I conclude that no extended discussion is necessary. The CEO may have accused individual MMIC officers and directors of wrongful conduct, but never did he make a claim against any officer or director for relief. His administrative claims with the MHRC and EEOC listed only MMIC; his detailed statement of charge was focused on MMIC; his federal lawsuit sued only MMIC. The fact that his prayer for relief sought injunctive relief against "MMIC, its agents, employees, and successors" does not alter that conclusion. That is boilerplate language always used in an injunction against a corporation. Likewise, the fact that the settlement included not only MMIC, but also "its officers, agents, employees, attorneys, and members of the Board of Directors, successors, affiliates, subsidiaries and insurers, and any and all other persons, firms and corporations employed by or acting as agents of MMIC" is no more than boilerplate settlement language. It is customary to try to extend the reach of a settlement as far as possible. The effort, when successful as here, does not alter the fact that the CEO never made a claim against any officers and directors.

This outcome is consistent with the purpose of a Directors and Officers policy, to give those persons insurance coverage to protect them from personal liability. 9A Lee R. Russ & Thomas F. Segalla, Couch on Insurance § 131:30 (3d ed. 1995) ("[A]n explosion in litigation against corporate officers and directors made liability coverage a necessity, and corporations wanted to be able to provide such coverage for their officials so that the top candidates for office would not be discouraged by the threat of litigation."). It is also consistent with the general caselaw from other jurisdictions, although I recognize that actual policy language may not always be identical. Caterpillar, Inc. v. Great Am. Ins. Co., 62 F.3d 955, 957 n. 1 (7th Cir.1995) ("D & O policies, which first became popular in the 1960s, protect directors and officers from the potential liability they might incur in performing their duties, thereby encouraging better directors and officers to accept responsibilities and allowing them to take management risks they might not otherwise take."); Bodewes v. Ulico Cas. Co., 336 F. Supp. 2d 263, 270 (W.D.N.Y.2004) ("[A] `Directors and Officers' (`D & O') policy[ ] typically provides indemnification coverage to protect directors and officers from personal liability resulting from business decisions.").

CONCLUSION

On the cross-motions for summary judgment, I conclude that there is no coverage. Therefore, I GRANT the defendant insurer's motion and DENY the plaintiff insured's motion.

SO ORDERED.

NOTES

[1] MMIC agrees that the other two operative provisions, (A) and (C), are not applicable. Pl./Countercl. Def.'s Mot. for Summ. J. at 12 n. 4 (Docket Item 25).

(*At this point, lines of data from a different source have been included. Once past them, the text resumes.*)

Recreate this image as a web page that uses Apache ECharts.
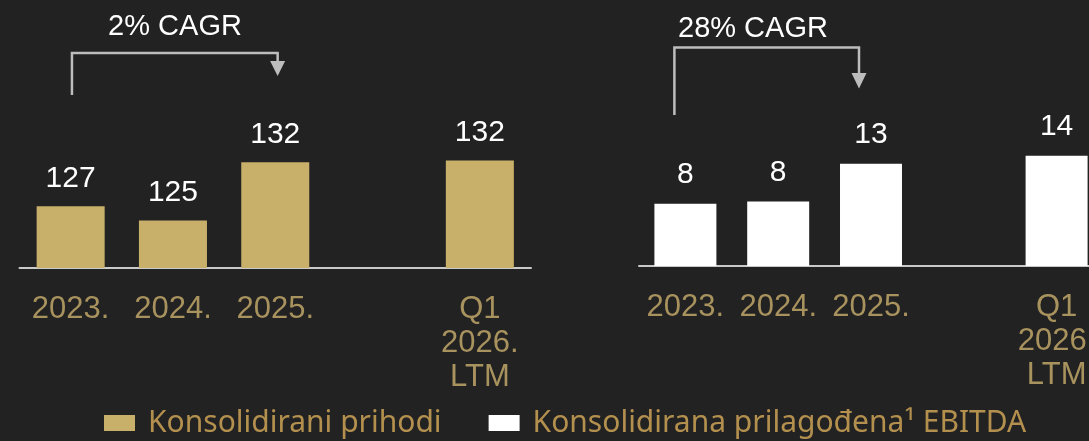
<!DOCTYPE html>
<html>
<head>
  <meta charset="utf-8">
  <script src="https://cdn.jsdelivr.net/npm/echarts@6/dist/echarts.min.js"></script>
</head>
<body style="margin: 0; background: #222222">
  <div id="container" style="width: 1089px; height: 441px;"></div>
  <script>
    // podaci
    const categories = ['2023.', '2024.', '2025.', '', 'Q1\n2026.\nLTM'];
    const revenue = [127.0, 125.4, 132.0, null, 132.2];
    const ebitda = [7.9, 8.2, 13.0, null, 14.0];
    const seriesNames = ['Konsolidirani prihodi', 'Konsolidirana prilagođena¹ EBITDA'];
    const cagrLabels = ['2% CAGR', '28% CAGR'];

    const GOLD = '#c8af6a';
    const LABEL_GOLD = '#a8925e';
    const LINE = '#bdbdbd';

    var dom = document.getElementById('container');
    var myChart = echarts.init(dom, null, { renderer: 'canvas' });

    function xAxisOf(gridIndex) {
      return {
        type: 'category',
        gridIndex: gridIndex,
        data: categories,
        axisTick: { show: false },
        axisLine: { lineStyle: { color: '#c9c9c9', width: 2 } },
        axisLabel: {
          color: LABEL_GOLD,
          fontFamily: 'Liberation Sans',
          fontSize: 31,
          lineHeight: 34,
          margin: 24,
          interval: 0
        }
      };
    }

    function barLabel(distance) {
      return {
        show: true,
        position: 'top',
        distance: distance,
        color: '#ffffff',
        fontFamily: 'Liberation Sans',
        fontSize: 30,
        formatter: p => Math.round(p.value)
      };
    }

    var option = {
      backgroundColor: '#222222',
      animation: false,
      grid: [
        { left: 19.5, width: 511.5, top: 91.8, bottom: 173, outerBoundsMode: 'none' },
        { left: 639, width: 464, top: 108.6, bottom: 175, outerBoundsMode: 'none' }
      ],
      xAxis: [xAxisOf(0), xAxisOf(1)],
      yAxis: [
        { type: 'value', gridIndex: 0, min: 120, max: 140, show: false, splitLine: { show: false } },
        { type: 'value', gridIndex: 1, min: 0, max: 20, show: false, splitLine: { show: false } }
      ],
      legend: {
        left: 104,
        top: 408,
        padding: 0,
        itemWidth: 31,
        itemHeight: 16,
        itemGap: 47,
        icon: 'rect',
        textStyle: {
          color: '#b4904e',
          fontFamily: 'Noto Sans',
          fontSize: 30,
          padding: [0, 0, 0, 8]
        },
        data: seriesNames
      },
      series: [
        {
          name: seriesNames[0],
          type: 'bar',
          xAxisIndex: 0,
          yAxisIndex: 0,
          barWidth: '66.5%',
          itemStyle: { color: GOLD },
          label: barLabel(13),
          data: revenue
        },
        {
          name: seriesNames[1],
          type: 'bar',
          xAxisIndex: 1,
          yAxisIndex: 1,
          barWidth: '66.8%',
          itemStyle: { color: '#ffffff' },
          label: barLabel(14),
          data: ebitda
        }
      ]
    };
    myChart.setOption(option);

    // CAGR strelice, vezane uz os
    function bracket(axisIndex, offStart, offEnd, top, legBottom, arrowBase, arrowTip) {
      const x0 = myChart.convertToPixel({ xAxisIndex: axisIndex }, 0) + offStart;
      const x1 = myChart.convertToPixel({ xAxisIndex: axisIndex }, 2) + offEnd;
      return [
        {
          type: 'polyline',
          shape: { points: [[x0, legBottom], [x0, top], [x1, top], [x1, arrowBase]] },
          style: { stroke: LINE, lineWidth: 2.5, fill: null }
        },
        {
          type: 'polygon',
          shape: { points: [[x1 - 7.5, arrowBase], [x1 + 7.5, arrowBase], [x1, arrowTip]] },
          style: { fill: LINE }
        }
      ];
    }

    const textStyle = { fill: '#ffffff', fontFamily: 'Liberation Sans', fontSize: 29 };
    myChart.setOption({
      graphic: [
        ...bracket(0, 1.3, 2.4, 53, 95, 61, 76),
        ...bracket(1, -11, -12, 47.5, 115, 73, 88.5),
        {
          type: 'text',
          x: 175, y: 27,
          style: Object.assign({ text: cagrLabels[0], align: 'center', verticalAlign: 'middle' }, textStyle)
        },
        {
          type: 'text',
          x: 678, y: 29,
          style: Object.assign({ text: cagrLabels[1], align: 'left', verticalAlign: 'middle' }, textStyle)
        }
      ]
    });
  </script>
</body>
</html>
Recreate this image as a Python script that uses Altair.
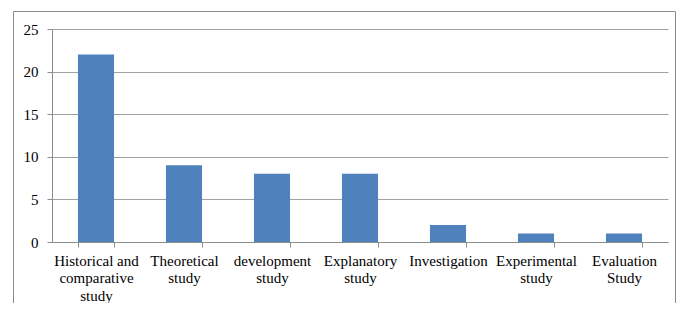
import altair as alt
import pandas as pd

categories = [
    "Historical and|comparative|study",
    "Theoretical|study",
    "development|study",
    "Explanatory|study",
    "Investigation",
    "Experimental|study",
    "Evaluation|Study",
]
values = [22, 9, 8, 8, 2, 1, 1]
y_ticks = [0, 5, 10, 15, 20, 25]

df = pd.DataFrame({"category": categories, "value": values})

FONT = "Liberation Serif"

bars = alt.Chart(df).mark_bar(color="#4F81BD").encode(
    x=alt.X(
        "category:N",
        sort=categories,
        title=None,
        scale=alt.Scale(paddingInner=0.59, paddingOuter=0.295),
        axis=alt.Axis(
            labelAngle=0,
            labelExpr="split(datum.label, '|')",
            tickBand="extent",
            labelLineHeight=17.5,
            labelPadding=6,
            tickSize=5,
            grid=False,
            labelBaseline="top",
        ),
    ),
    y=alt.Y(
        "value:Q",
        title=None,
        scale=alt.Scale(domain=[0, 25]),
        axis=alt.Axis(
            values=y_ticks,
            labelPadding=9,
            tickSize=5,
            gridColor="#A0A0A0",
            grid=True,
        ),
    ),
)

frame = alt.Chart(pd.DataFrame({"a": [0]})).mark_rect(
    fillOpacity=0, stroke="#8C8C8C", strokeWidth=1
).encode(
    x=alt.value(-38.5), x2=alt.value(623.5), y=alt.value(-17.5), y2=alt.value(300)
)

chart = alt.layer(frame, bars).properties(
    width=616,
    height=213,
    autosize=alt.AutoSizeParams(type="none"),
    padding={"left": 44, "top": 21, "right": 8, "bottom": 61},
).configure(font=FONT).configure_view(stroke=None).configure_axis(
    labelFont=FONT,
    labelFontSize=15,
    labelColor="#000000",
    tickColor="#8C8C8C",
    domainColor="#8C8C8C",
)

chart.save("out.html", embed_options={"renderer": "svg", "actions": False})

[2] Because the parties both treat this as the applicable insuring provision, I do the same. There is some difficulty in fit, however, because there is no suggestion that MMIC paid any indemnification to any officer or director. The language of (A) initially appears more pertinent ("The Insurer shall pay on behalf of the Insured Persons Loss resulting from a Claim . . . made against the Insured Persons") until one reaches the exception clause ("except for Loss which the Company is permitted or required to pay on behalf of the Insured Persons as Indemnification"). See Pl.'s SMF ¶ 19; Def.'s Opposing SMF ¶ 19. In any event, the result is the same under either clause.